→ TASK DATA
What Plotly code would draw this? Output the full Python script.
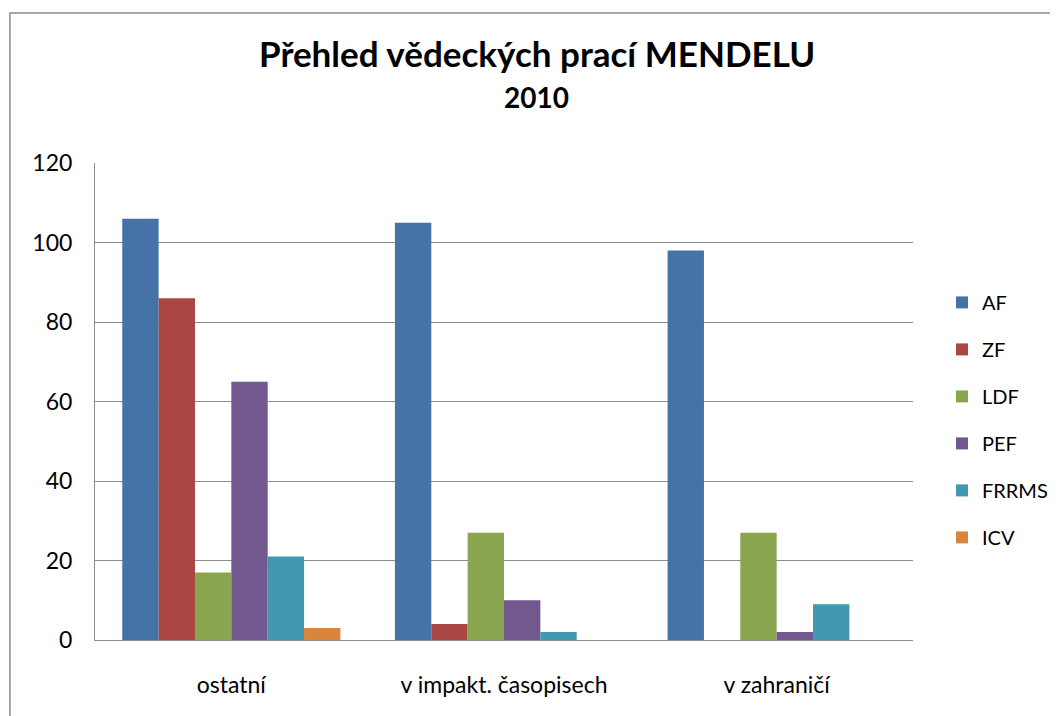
import plotly.graph_objects as go

categories = ["ostatní", "v impakt. časopisech", "v zahraničí"]
series_names = ["AF", "ZF", "LDF", "PEF", "FRRMS", "ICV"]
AF = [106, 105, 98]
ZF = [86, 4, 0]
LDF = [17, 27, 27]
PEF = [65, 10, 2]
FRRMS = [21, 2, 9]
ICV = [3, 0, 0]
y_ticks = [0, 20, 40, 60, 80, 100, 120]

colors = ["#4572A7", "#AA4643", "#89A54E", "#71588F", "#4198AF", "#DB843D"]
values = [AF, ZF, LDF, PEF, FRRMS, ICV]

FONT = "Lato, 'Open Sans', sans-serif"

fig = go.Figure()
for name, vals, col in zip(series_names, values, colors):
    fig.add_trace(go.Bar(x=categories, y=vals, name=name, marker_color=col,
                         marker_line_width=0, legendgroup=name))

fig.update_layout(
    width=1050, height=708,
    margin=dict(l=87, r=145, t=155, b=76),
    paper_bgcolor="white", plot_bgcolor="white",
    barmode="group", bargap=0.2, bargroupgap=0,
    font=dict(family=FONT, color="black"),
    showlegend=True,
    legend=dict(xref="container", yref="paper", x=0.8895, y=0.7486,
                xanchor="left", yanchor="top",
                font=dict(size=20, family=FONT), tracegroupgap=18,
                itemwidth=30, bgcolor="rgba(0,0,0,0)"),
    xaxis=dict(showline=True, linecolor="#8c8c8c", linewidth=1,
               tickfont=dict(size=23, family=FONT), ticks="", ticklabelstandoff=24),
    yaxis=dict(range=[0, 120], tickvals=y_ticks, showgrid=True, gridcolor="#8c8c8c",
               gridwidth=1, showline=True, linecolor="#8c8c8c", linewidth=1,
               zeroline=False, tickfont=dict(size=23, family=FONT), ticks="",
               ticklabelstandoff=17),
    annotations=[
        dict(text="<b>Přehled vědeckých prací MENDELU</b>", xref="paper", yref="paper",
             x=0.54, y=1.2305, xanchor="center", yanchor="middle", showarrow=False,
             font=dict(size=35, family=FONT)),
        dict(text="<b>2010</b>", xref="paper", yref="paper",
             x=0.54, y=1.1384, xanchor="center", yanchor="middle", showarrow=False,
             font=dict(size=28, family=FONT)),
    ],
    shapes=[
        dict(type="rect", xref="paper", yref="paper", x0=-0.104, x1=1.3,
             y0=-0.3, y1=1.3145, line=dict(color="#8c8c8c", width=1.5), layer="below"),
    ],
)

fig.write_html("out.html")
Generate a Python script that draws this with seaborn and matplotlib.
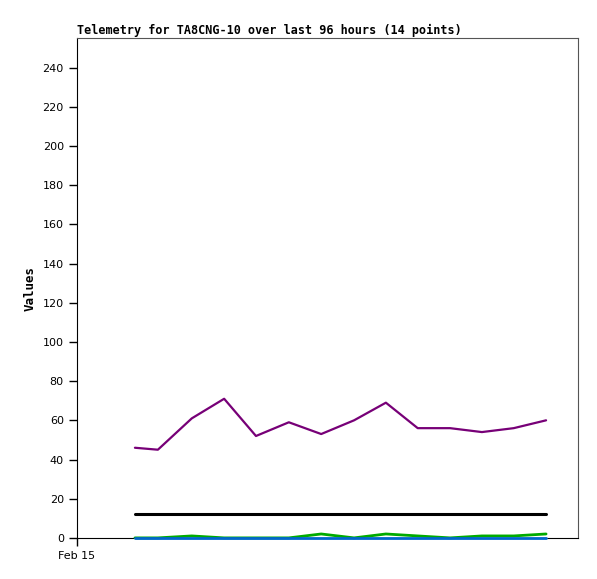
import matplotlib
matplotlib.use("Agg")
import matplotlib.pyplot as plt
import seaborn as sns
import pandas as pd

# hours since Feb 15 00:00
hours = [11.1, 15.5, 22.0, 28.2, 34.3, 40.6, 46.8, 53.1, 59.2, 65.3, 71.5, 77.6, 83.7, 89.9]
purple_vals = [46, 45, 61, 71, 52, 59, 53, 60, 69, 56, 56, 54, 56, 60]
black_vals = [12, 12, 12, 12, 12, 12, 12, 12, 12, 12, 12, 12, 12, 12]
green_vals = [0, 0, 1, 0, 0, 0, 2, 0, 2, 1, 0, 1, 1, 2]
blue_vals = [0, 0, 0, 0, 0, 0, 0, 0, 0, 0, 0, 0, 0, 0]
yticks = [0, 20, 40, 60, 80, 100, 120, 140, 160, 180, 200, 220, 240]

df = pd.DataFrame({"hours": hours, "purple": purple_vals, "black": black_vals,
                   "green": green_vals, "blue": blue_vals})

sns.set_style("white")
plt.rcParams["text.color"] = "black"
plt.rcParams["axes.labelcolor"] = "black"

fig = plt.figure(figsize=(5.97, 5.79), dpi=100)
ax = fig.add_axes([0.129, 0.071, 0.839, 0.863])

sns.lineplot(data=df, x="hours", y="green", color="#00aa00", linewidth=2, ax=ax,
             clip_on=False, zorder=3)
sns.lineplot(data=df, x="hours", y="blue", color="#0066cc", linewidth=2, ax=ax,
             clip_on=False, zorder=4)
sns.lineplot(data=df, x="hours", y="black", color="black", linewidth=2.2, ax=ax, zorder=5)
sns.lineplot(data=df, x="hours", y="purple", color="#770077", linewidth=1.6, ax=ax, zorder=6)

ax.set_xlim(0, 96)
ax.set_ylim(0, 255)
ax.set_xticks([0])
ax.set_xticklabels(["Feb 15"])
ax.set_yticks(yticks)
ax.tick_params(axis="both", direction="out", length=6, width=1, labelsize=8,
               colors="black", labelcolor="black", left=True, bottom=True)
ax.set_xlabel("")
ax.set_ylabel("Values", fontsize=9, fontweight="bold", family="DejaVu Sans Mono")
for side in ["left", "bottom"]:
    ax.spines[side].set_color("black")
for side in ["top", "right"]:
    ax.spines[side].set_color("#555555")
ax.set_title("Telemetry for TA8CNG-10 over last 96 hours (14 points)", loc="left",
             fontsize=8.5, fontweight="bold", family="DejaVu Sans Mono", pad=3,
             color="black")

fig.savefig("out.png", dpi=100)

→ TASK OBJECTIVE
Print the complete listing exactly as it stands, without its pictures.

→ OUTPUT FOR THIS EXERCISE
What Plotly code would draw this? Output the full Python script.
import plotly.graph_objects as go

categories = ["ostatní", "v impakt. časopisech", "v zahraničí"]
series_names = ["AF", "ZF", "LDF", "PEF", "FRRMS", "ICV"]
AF = [106, 105, 98]
ZF = [86, 4, 0]
LDF = [17, 27, 27]
PEF = [65, 10, 2]
FRRMS = [21, 2, 9]
ICV = [3, 0, 0]
y_ticks = [0, 20, 40, 60, 80, 100, 120]

colors = ["#4572A7", "#AA4643", "#89A54E", "#71588F", "#4198AF", "#DB843D"]
values = [AF, ZF, LDF, PEF, FRRMS, ICV]

FONT = "Lato, 'Open Sans', sans-serif"

fig = go.Figure()
for name, vals, col in zip(series_names, values, colors):
    fig.add_trace(go.Bar(x=categories, y=vals, name=name, marker_color=col,
                         marker_line_width=0, legendgroup=name))

fig.update_layout(
    width=1050, height=708,
    margin=dict(l=87, r=145, t=155, b=76),
    paper_bgcolor="white", plot_bgcolor="white",
    barmode="group", bargap=0.2, bargroupgap=0,
    font=dict(family=FONT, color="black"),
    showlegend=True,
    legend=dict(xref="container", yref="paper", x=0.8895, y=0.7486,
                xanchor="left", yanchor="top",
                font=dict(size=20, family=FONT), tracegroupgap=18,
                itemwidth=30, bgcolor="rgba(0,0,0,0)"),
    xaxis=dict(showline=True, linecolor="#8c8c8c", linewidth=1,
               tickfont=dict(size=23, family=FONT), ticks="", ticklabelstandoff=24),
    yaxis=dict(range=[0, 120], tickvals=y_ticks, showgrid=True, gridcolor="#8c8c8c",
               gridwidth=1, showline=True, linecolor="#8c8c8c", linewidth=1,
               zeroline=False, tickfont=dict(size=23, family=FONT), ticks="",
               ticklabelstandoff=17),
    annotations=[
        dict(text="<b>Přehled vědeckých prací MENDELU</b>", xref="paper", yref="paper",
             x=0.54, y=1.2305, xanchor="center", yanchor="middle", showarrow=False,
             font=dict(size=35, family=FONT)),
        dict(text="<b>2010</b>", xref="paper", yref="paper",
             x=0.54, y=1.1384, xanchor="center", yanchor="middle", showarrow=False,
             font=dict(size=28, family=FONT)),
    ],
    shapes=[
        dict(type="rect", xref="paper", yref="paper", x0=-0.104, x1=1.3,
             y0=-0.3, y1=1.3145, line=dict(color="#8c8c8c", width=1.5), layer="below"),
    ],
)

fig.write_html("out.html")
Generate a Python script that draws this with seaborn and matplotlib.
import matplotlib
matplotlib.use("Agg")
import matplotlib.pyplot as plt
import seaborn as sns
import pandas as pd

# hours since Feb 15 00:00
hours = [11.1, 15.5, 22.0, 28.2, 34.3, 40.6, 46.8, 53.1, 59.2, 65.3, 71.5, 77.6, 83.7, 89.9]
purple_vals = [46, 45, 61, 71, 52, 59, 53, 60, 69, 56, 56, 54, 56, 60]
black_vals = [12, 12, 12, 12, 12, 12, 12, 12, 12, 12, 12, 12, 12, 12]
green_vals = [0, 0, 1, 0, 0, 0, 2, 0, 2, 1, 0, 1, 1, 2]
blue_vals = [0, 0, 0, 0, 0, 0, 0, 0, 0, 0, 0, 0, 0, 0]
yticks = [0, 20, 40, 60, 80, 100, 120, 140, 160, 180, 200, 220, 240]

df = pd.DataFrame({"hours": hours, "purple": purple_vals, "black": black_vals,
                   "green": green_vals, "blue": blue_vals})

sns.set_style("white")
plt.rcParams["text.color"] = "black"
plt.rcParams["axes.labelcolor"] = "black"

fig = plt.figure(figsize=(5.97, 5.79), dpi=100)
ax = fig.add_axes([0.129, 0.071, 0.839, 0.863])

sns.lineplot(data=df, x="hours", y="green", color="#00aa00", linewidth=2, ax=ax,
             clip_on=False, zorder=3)
sns.lineplot(data=df, x="hours", y="blue", color="#0066cc", linewidth=2, ax=ax,
             clip_on=False, zorder=4)
sns.lineplot(data=df, x="hours", y="black", color="black", linewidth=2.2, ax=ax, zorder=5)
sns.lineplot(data=df, x="hours", y="purple", color="#770077", linewidth=1.6, ax=ax, zorder=6)

ax.set_xlim(0, 96)
ax.set_ylim(0, 255)
ax.set_xticks([0])
ax.set_xticklabels(["Feb 15"])
ax.set_yticks(yticks)
ax.tick_params(axis="both", direction="out", length=6, width=1, labelsize=8,
               colors="black", labelcolor="black", left=True, bottom=True)
ax.set_xlabel("")
ax.set_ylabel("Values", fontsize=9, fontweight="bold", family="DejaVu Sans Mono")
for side in ["left", "bottom"]:
    ax.spines[side].set_color("black")
for side in ["top", "right"]:
    ax.spines[side].set_color("#555555")
ax.set_title("Telemetry for TA8CNG-10 over last 96 hours (14 points)", loc="left",
             fontsize=8.5, fontweight="bold", family="DejaVu Sans Mono", pad=3,
             color="black")

fig.savefig("out.png", dpi=100)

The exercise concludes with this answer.